There are still some who hope that negotiations can resolve the confrontation on the peninsula. Indeed, the North’s provocations most likely are intended to stoke up tensions in hopes of winning allied concessions through new talks. Yang Moo-jin, a professor at Seoul’s University of North Korean Studies, argued: “The North reacts with sea clashes whenever it feels slighted or threatened.” However, Washington and Seoul have played this game before. The outcome is never peace, but rather a new round of provocations.

Moreover, there could be more at stake. “Dear Leader” Kim Jong Il might be attempting to generate a crisis atmosphere domestically to enhance the prospects of his youngest son succeeding him. Or the military might be flexing its muscles, with the politicians fearful of limiting its activities with a power struggle impending.

As is its wont, Beijing assessed no blame, blandly expressing “concern over the situation” and hope that “the relevant parties will do more to contribute to peace and security on the peninsula.” However, there is no reason to resume the six-party talks or any other forum unless the People’s Republic of China commits to doing more than offering platitudes from the sidelines. The PRC keeps the Kim regime afloat with bountiful shipments of energy and food. That should change.
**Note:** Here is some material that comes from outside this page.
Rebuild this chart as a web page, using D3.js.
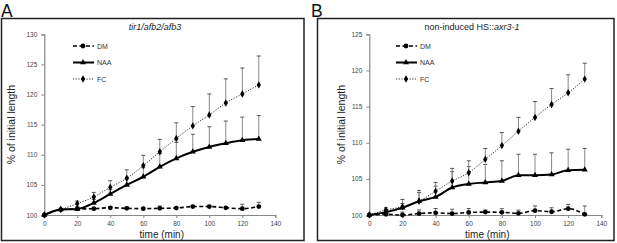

If Beijing wants to take on a leadership position in Northeast Asia, it should start with North Korea. That means joining with the U.S., South Korea, and Japan in developing a benefit package which would reward the North for denuclearization, backed by the threat of real sanctions, meaning a cut-off of all subsidies, investment, and trade.
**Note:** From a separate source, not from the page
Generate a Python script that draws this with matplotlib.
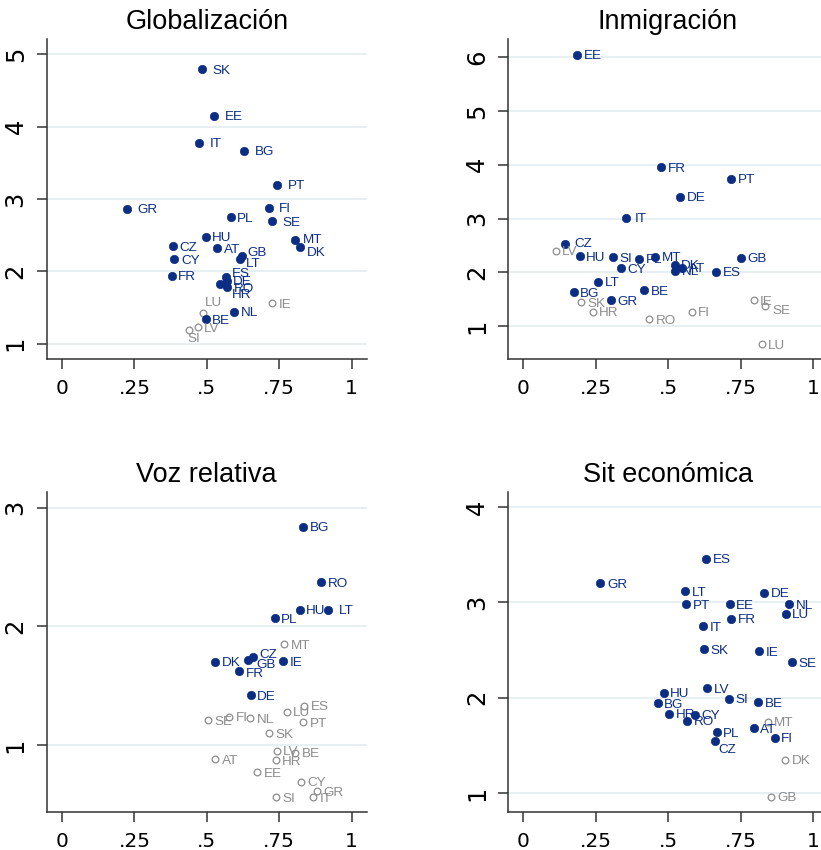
import matplotlib
matplotlib.use("Agg")
import matplotlib.pyplot as plt

plt.rcParams['font.family'] = ['Liberation Sans', 'DejaVu Sans']

# --- Globalización ---
glob_cty = ['SK', 'EE', 'IT', 'BG', 'PT', 'GR', 'FI', 'PL', 'SE', 'HU', 'MT', 'DK', 'CZ', 'AT',
            'GB', 'LT', 'CY', 'FR', 'ES', 'DE', 'RO', 'HR', 'LU', 'IE', 'NL', 'BE', 'LV', 'SI']
glob_x = [0.484, 0.526, 0.473, 0.628, 0.742, 0.223, 0.713, 0.582, 0.726, 0.496, 0.805, 0.823, 0.383, 0.536,
          0.621, 0.613, 0.385, 0.379, 0.566, 0.568, 0.570, 0.544, 0.486, 0.725, 0.595, 0.496, 0.469, 0.438]
glob_y = [4.79, 4.15, 3.78, 3.67, 3.20, 2.865, 2.88, 2.75, 2.69, 2.48, 2.43, 2.33, 2.35, 2.32,
          2.21, 2.17, 2.17, 1.94, 1.92, 1.87, 1.78, 1.82, 1.43, 1.56, 1.44, 1.34, 1.23, 1.19]
glob_hollow = ['LU', 'IE', 'LV', 'SI']

# --- Inmigración ---
inm_cty = ['EE', 'FR', 'PT', 'DE', 'IT', 'CZ', 'LV', 'HU', 'SI', 'PL', 'MT', 'GB', 'DK', 'AT',
           'NL', 'CY', 'ES', 'LT', 'BG', 'BE', 'GR', 'SK', 'HR', 'RO', 'FI', 'IE', 'SE', 'LU']
inm_x = [0.185, 0.476, 0.718, 0.541, 0.353, 0.145, 0.112, 0.194, 0.311, 0.400, 0.456, 0.752, 0.522, 0.548,
         0.524, 0.336, 0.665, 0.258, 0.174, 0.417, 0.301, 0.200, 0.240, 0.434, 0.581, 0.795, 0.835, 0.823]
inm_y = [6.04, 3.95, 3.74, 3.41, 3.02, 2.52, 2.40, 2.30, 2.28, 2.25, 2.29, 2.27, 2.145, 2.09,
         2.03, 2.08, 2.01, 1.83, 1.63, 1.67, 1.48, 1.45, 1.27, 1.13, 1.27, 1.48, 1.38, 0.67]
inm_hollow = ['LV', 'SK', 'HR', 'RO', 'FI', 'IE', 'SE', 'LU']

# --- Voz relativa ---
voz_cty = ['BG', 'RO', 'HU', 'LT', 'PL', 'MT', 'CZ', 'GB', 'DK', 'IE', 'FR', 'DE', 'ES', 'LU',
           'PT', 'SE', 'FI', 'NL', 'SK', 'LV', 'BE', 'AT', 'HR', 'EE', 'CY', 'GR', 'SI', 'IT']
voz_x = [0.832, 0.894, 0.820, 0.919, 0.734, 0.766, 0.659, 0.641, 0.528, 0.763, 0.610, 0.652, 0.837, 0.776,
         0.832, 0.505, 0.578, 0.650, 0.716, 0.741, 0.806, 0.529, 0.738, 0.673, 0.826, 0.881, 0.740, 0.867]
voz_y = [2.84, 2.37, 2.14, 2.14, 2.07, 1.85, 1.74, 1.72, 1.70, 1.705, 1.62, 1.42, 1.33, 1.28,
         1.19, 1.21, 1.24, 1.225, 1.10, 0.95, 0.935, 0.88, 0.87, 0.77, 0.69, 0.61, 0.56, 0.56]
voz_hollow = ['MT', 'ES', 'LU', 'PT', 'SE', 'FI', 'NL', 'SK', 'LV', 'BE', 'AT', 'HR', 'EE', 'CY',
              'GR', 'SI', 'IT']

# --- Sit económica ---
eco_cty = ['ES', 'GR', 'LT', 'DE', 'PT', 'EE', 'NL', 'LU', 'FR', 'IT', 'SK', 'IE', 'SE', 'HU',
           'LV', 'SI', 'BG', 'BE', 'HR', 'CY', 'RO', 'MT', 'AT', 'PL', 'FI', 'CZ', 'DK', 'GB']
eco_x = [0.632, 0.265, 0.558, 0.831, 0.563, 0.713, 0.917, 0.906, 0.717, 0.622, 0.625, 0.815, 0.926, 0.484,
         0.635, 0.710, 0.464, 0.812, 0.503, 0.594, 0.566, 0.844, 0.796, 0.668, 0.868, 0.661, 0.904, 0.855]
eco_y = [3.46, 3.20, 3.12, 3.10, 2.98, 2.98, 2.98, 2.88, 2.83, 2.75, 2.51, 2.49, 2.37, 2.05,
         2.10, 1.99, 1.94, 1.95, 1.83, 1.82, 1.76, 1.75, 1.68, 1.64, 1.58, 1.55, 1.35, 0.96]
eco_hollow = ['MT', 'DK', 'GB']

xticks = [0, 0.25, 0.5, 0.75, 1]
xtick_labels = ['0', '.25', '.5', '.75', '1']

navy = '#0b2d84'
grey = '#8c8c8c'

W, H = 821, 850
fig = plt.figure(figsize=(W / 100, H / 100), dpi=100)

# label offsets in pixels (dx right, dy down) where Stata placed them differently
wide = (10.5, 1.5)
panels = [
    ('Globalización', glob_cty, glob_x, glob_y, glob_hollow, range(1, 6), (0.784, 5.207),
     (46.7, 39.3),
     {'SK': wide, 'EE': wide, 'IT': wide, 'BG': wide, 'PT': wide, 'GR': wide, 'FI': wide,
      'SE': wide, 'MT': (8, 0), 'DK': (6.5, 6), 'LU': (2.5, -9.5), 'SI': (-1, 9.5),
      'LT': (6.5, 4.5), 'HR': (12, 11), 'GB': (5.5, -3), 'ES': (6, -3), 'CY': (8, 1.5)}),
    ('Inmigración', inm_cty, inm_x, inm_y, inm_hollow, range(1, 7), (0.387, 6.33),
     (508, 39.3),
     {'IT': (9.5, 1.5), 'SE': (7, 5), 'CZ': (9, 0)}),
    ('Voz relativa', voz_cty, voz_x, voz_y, voz_hollow, range(1, 4), (0.433, 3.13),
     (46.7, 492.3),
     {'LT': wide, 'CZ': (6, -2.5), 'GB': (9, 5), 'FR': (7, 3)}),
    ('Sit económica', eco_cty, eco_x, eco_y, eco_hollow, range(1, 5), (0.797, 4.157),
     (508, 492.3),
     {'CZ': (4, 9.5), 'GR': (7.5, 1.5)}),
]

for title, cty, xs, ys, hollow, yt, ylim, (left, top), offs in panels:
    ax = fig.add_axes([left / W, 1 - (top + 320) / H, 320 / W, 320 / H])
    ax.set_xlim(-0.053, 1.052)
    ax.set_ylim(*ylim)
    for v in yt:
        ax.axhline(v, color='#e7eff2', lw=1.4, zorder=0)
    for c, x, y in zip(cty, xs, ys):
        if c in hollow:
            ax.plot(x, y, 'o', ms=4.8, mfc='white', mec=grey, mew=0.9, zorder=3)
            col = grey
        else:
            ax.plot(x, y, 'o', ms=6.0, mfc=navy, mec=navy, mew=0.5, zorder=4)
            col = navy
        dx, dy = offs.get(c, (6.5, 1.5))
        ax.annotate(c, (x, y), xytext=(dx, -dy), textcoords='offset pixels',
                    ha='left', va='center', fontsize=9.7, color=col, zorder=5)
    ax.set_title(title, fontsize=19.5, pad=7.5)
    ax.set_xticks(xticks)
    ax.set_xticklabels(xtick_labels, family='DejaVu Sans')
    ax.set_yticks(list(yt))
    ax.set_yticklabels([str(v) for v in yt], family='DejaVu Sans')
    ax.tick_params(axis='x', labelsize=14.5, length=7.2, width=1.1, pad=7, color='#333333')
    ax.tick_params(axis='y', labelsize=17.5, length=7.2, width=1.1, pad=6.5, color='#333333',
                   labelrotation=90)
    for lab in ax.get_yticklabels():
        lab.set_va('center')
    for s in ['top', 'right']:
        ax.spines[s].set_visible(False)
    for s in ['left', 'bottom']:
        ax.spines[s].set_color('#333333')
        ax.spines[s].set_linewidth(1.1)

fig.savefig('out.png', dpi=100)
In return, the allies would promise not to take geopolitical advantage if the Kim dynasty collapsed. The democratic powers would give the PRC a free hand militarily if there was disorder along China’s border, provide aid if regime collapse led to mass refugee flows across the Yalu River, and withdraw all U.S. troops from the peninsula if reunification became a reality.
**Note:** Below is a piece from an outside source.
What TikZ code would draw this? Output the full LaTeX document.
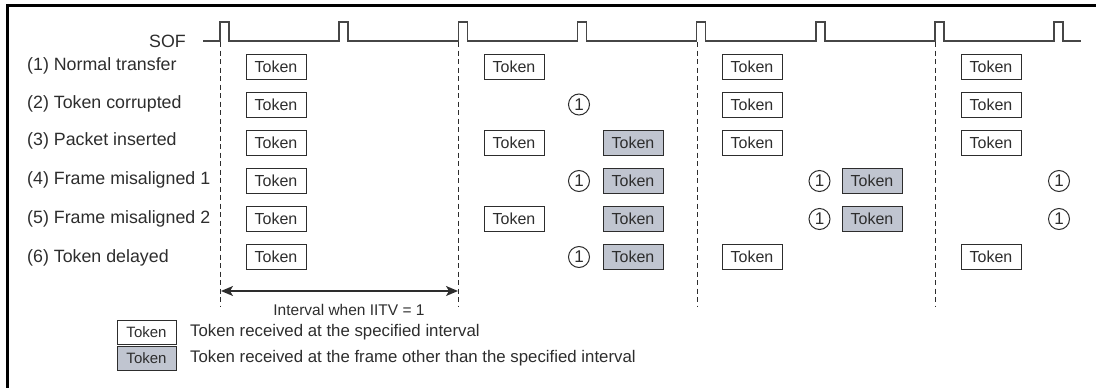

But if the Chinese government continued to subsidize North Korea—the former actually has increased economic investment in recent months—then Beijing would bear the consequences of any collapse and conflict. The current situation is highly unstable and Washington should state its intention to turn over policy to Seoul, which is most vitally affected by the DPRK’s behavior. Moreover, Washington should indicate that it would not be inclined to remain involved and block Seoul and Tokyo from responding in kind if the North continued to develop nuclear weapons. North Korea is a potential nightmare for China no less than for the United States.

It’s déjà vu all over again, opined Yogi Berra, and so it is in Korea. The most important lesson for Washington is that it’s time for the United States disengage militarily, leaving South Korea’s defense up to South Korea. James Carafano of the Heritage Foundation says the North is a “clear and present danger.” It is—to the ROK. But Americans are at risk only if the U.S. government puts them in harm’s way by guaranteeing the South’s security and garrisoning the peninsula.

Doing so was necessary in 1953. But not today.

The Korean peninsula remains one of the most dangerous international tinderboxes. The South Koreans should take over as geopolitical firemen in their own neighborhood. Washington should refocus its attention elsewhere.